Entry Date:
December 22, 2016

CompCog: The Edge of the Lexicon: Productive Knowledge and Direct Experience in the Acquisition and Processing of Multiword Expressions

Principal Investigator Roger Levy

Project Start Date August 2016

Project End Date
 January 2020


Language is the most discrete, measurable cultural record of the human mind, and is uniquely expressive among the communicative systems found in nature. Every day we comprehend hundreds of sentences that we hear or read but have never encountered before, and we produce hundreds more. Yet our success at these many acts of communication belies the difficulty of the task: language is rife with ambiguity, our attention is limited, our environments may be noisy, and we often have incomplete information about the shared knowledge and beliefs of the people we engage with. This ability, unique to our species, poses profound challenges for our scientific understanding of the capabilities of the human mind. Deepening our understanding of these capabilities requires a combination of ideas and methods from linguistics, psychology, and computer science. Advances in this area help lay the groundwork for improvements in natural language technologies such as document summarization, paraphrasing, question answering, and machine translation, and in better identification, diagnosis, and treatment of language disorders.

Within this broader research enterprise, this project focuses on the "edge of the lexicon", elucidating the conditions under which a linguistic expression begins to get stored in the mind of the native speaker who uses it, and the consequences of the expression being stored as a holistic unit. Native speakers know both productive rules that license and allow interpretation of phrases and sentences that they have never before encountered and a rich inventory of lexical items that can be combined through these productive rules.

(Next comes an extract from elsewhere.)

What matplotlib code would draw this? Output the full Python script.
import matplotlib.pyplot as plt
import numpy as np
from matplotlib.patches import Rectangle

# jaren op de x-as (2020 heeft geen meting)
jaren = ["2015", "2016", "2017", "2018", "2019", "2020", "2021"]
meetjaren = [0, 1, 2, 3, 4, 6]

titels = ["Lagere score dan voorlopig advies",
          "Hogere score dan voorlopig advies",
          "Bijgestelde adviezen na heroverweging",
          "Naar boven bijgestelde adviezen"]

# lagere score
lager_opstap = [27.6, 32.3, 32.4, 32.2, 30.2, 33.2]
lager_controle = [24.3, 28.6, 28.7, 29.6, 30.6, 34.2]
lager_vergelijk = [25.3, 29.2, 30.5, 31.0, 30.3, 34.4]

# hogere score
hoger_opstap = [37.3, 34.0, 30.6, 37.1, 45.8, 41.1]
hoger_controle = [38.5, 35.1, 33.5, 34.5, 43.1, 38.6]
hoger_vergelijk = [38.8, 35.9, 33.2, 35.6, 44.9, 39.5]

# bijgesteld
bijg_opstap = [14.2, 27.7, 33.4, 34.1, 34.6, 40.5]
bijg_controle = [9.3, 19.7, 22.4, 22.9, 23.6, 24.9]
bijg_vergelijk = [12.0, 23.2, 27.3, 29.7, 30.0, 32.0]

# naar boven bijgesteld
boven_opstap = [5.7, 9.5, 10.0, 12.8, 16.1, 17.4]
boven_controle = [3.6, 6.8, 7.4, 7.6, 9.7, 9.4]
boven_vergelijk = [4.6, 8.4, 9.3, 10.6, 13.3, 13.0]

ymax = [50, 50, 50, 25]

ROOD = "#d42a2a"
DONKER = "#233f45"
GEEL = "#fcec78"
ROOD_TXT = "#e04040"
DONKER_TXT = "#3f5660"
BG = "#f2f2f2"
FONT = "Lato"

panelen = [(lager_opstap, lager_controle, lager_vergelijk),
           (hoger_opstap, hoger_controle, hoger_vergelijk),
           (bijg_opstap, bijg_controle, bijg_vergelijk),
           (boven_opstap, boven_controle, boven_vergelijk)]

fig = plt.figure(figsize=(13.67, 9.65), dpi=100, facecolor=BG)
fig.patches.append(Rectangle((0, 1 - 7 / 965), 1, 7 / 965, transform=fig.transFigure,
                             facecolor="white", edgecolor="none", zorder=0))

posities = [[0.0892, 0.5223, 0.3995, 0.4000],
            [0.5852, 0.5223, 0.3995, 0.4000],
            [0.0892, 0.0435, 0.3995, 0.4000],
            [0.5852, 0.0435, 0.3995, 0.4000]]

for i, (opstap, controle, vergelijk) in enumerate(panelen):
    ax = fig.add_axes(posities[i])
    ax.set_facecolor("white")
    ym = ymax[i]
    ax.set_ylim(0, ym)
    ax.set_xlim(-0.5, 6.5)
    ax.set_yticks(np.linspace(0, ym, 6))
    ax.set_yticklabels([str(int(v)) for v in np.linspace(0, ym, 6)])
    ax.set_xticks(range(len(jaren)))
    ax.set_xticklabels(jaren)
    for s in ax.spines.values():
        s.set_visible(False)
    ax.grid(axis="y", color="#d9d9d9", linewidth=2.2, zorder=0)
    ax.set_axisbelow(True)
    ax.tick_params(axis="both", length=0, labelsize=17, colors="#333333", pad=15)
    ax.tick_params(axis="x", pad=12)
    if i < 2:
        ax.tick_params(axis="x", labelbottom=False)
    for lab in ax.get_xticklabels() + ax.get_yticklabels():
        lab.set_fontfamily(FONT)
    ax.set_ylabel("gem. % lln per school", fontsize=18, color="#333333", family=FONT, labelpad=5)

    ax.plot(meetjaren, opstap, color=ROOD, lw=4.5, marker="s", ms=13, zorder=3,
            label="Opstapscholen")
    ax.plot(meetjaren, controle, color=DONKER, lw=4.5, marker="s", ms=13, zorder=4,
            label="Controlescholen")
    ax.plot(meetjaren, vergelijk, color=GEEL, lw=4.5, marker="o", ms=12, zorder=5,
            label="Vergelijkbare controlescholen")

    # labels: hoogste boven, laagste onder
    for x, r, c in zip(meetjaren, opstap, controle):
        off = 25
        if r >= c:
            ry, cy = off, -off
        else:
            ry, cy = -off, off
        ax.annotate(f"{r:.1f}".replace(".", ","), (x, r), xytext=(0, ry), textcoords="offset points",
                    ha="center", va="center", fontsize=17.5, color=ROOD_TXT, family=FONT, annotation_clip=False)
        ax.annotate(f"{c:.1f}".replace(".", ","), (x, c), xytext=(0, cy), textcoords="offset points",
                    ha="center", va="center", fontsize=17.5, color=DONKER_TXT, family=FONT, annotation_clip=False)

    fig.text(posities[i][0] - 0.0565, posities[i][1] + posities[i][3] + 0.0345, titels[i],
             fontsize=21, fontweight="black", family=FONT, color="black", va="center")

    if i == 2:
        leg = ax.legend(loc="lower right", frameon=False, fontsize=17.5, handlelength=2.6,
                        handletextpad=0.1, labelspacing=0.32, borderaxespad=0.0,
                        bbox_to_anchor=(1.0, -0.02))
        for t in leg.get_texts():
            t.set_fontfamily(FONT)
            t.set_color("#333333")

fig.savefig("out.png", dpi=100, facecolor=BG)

Many of these lexical items are individual words, but there is evidence that specific, frequent multi-word expressions, such as "meat and potatoes" or "large majority" may also get stored in the lexicon. This project combines artificial intelligence-based computational models, large linguistic datasets, and controlled psychological experimentation to explore the edge of the lexicon, probing how direct experience with specific multi-word expressions leads to their being stored in one's mental lexicon, how such storage is reconciled with productive knowledge in language comprehension and production, and how these expressions emerge and change over time.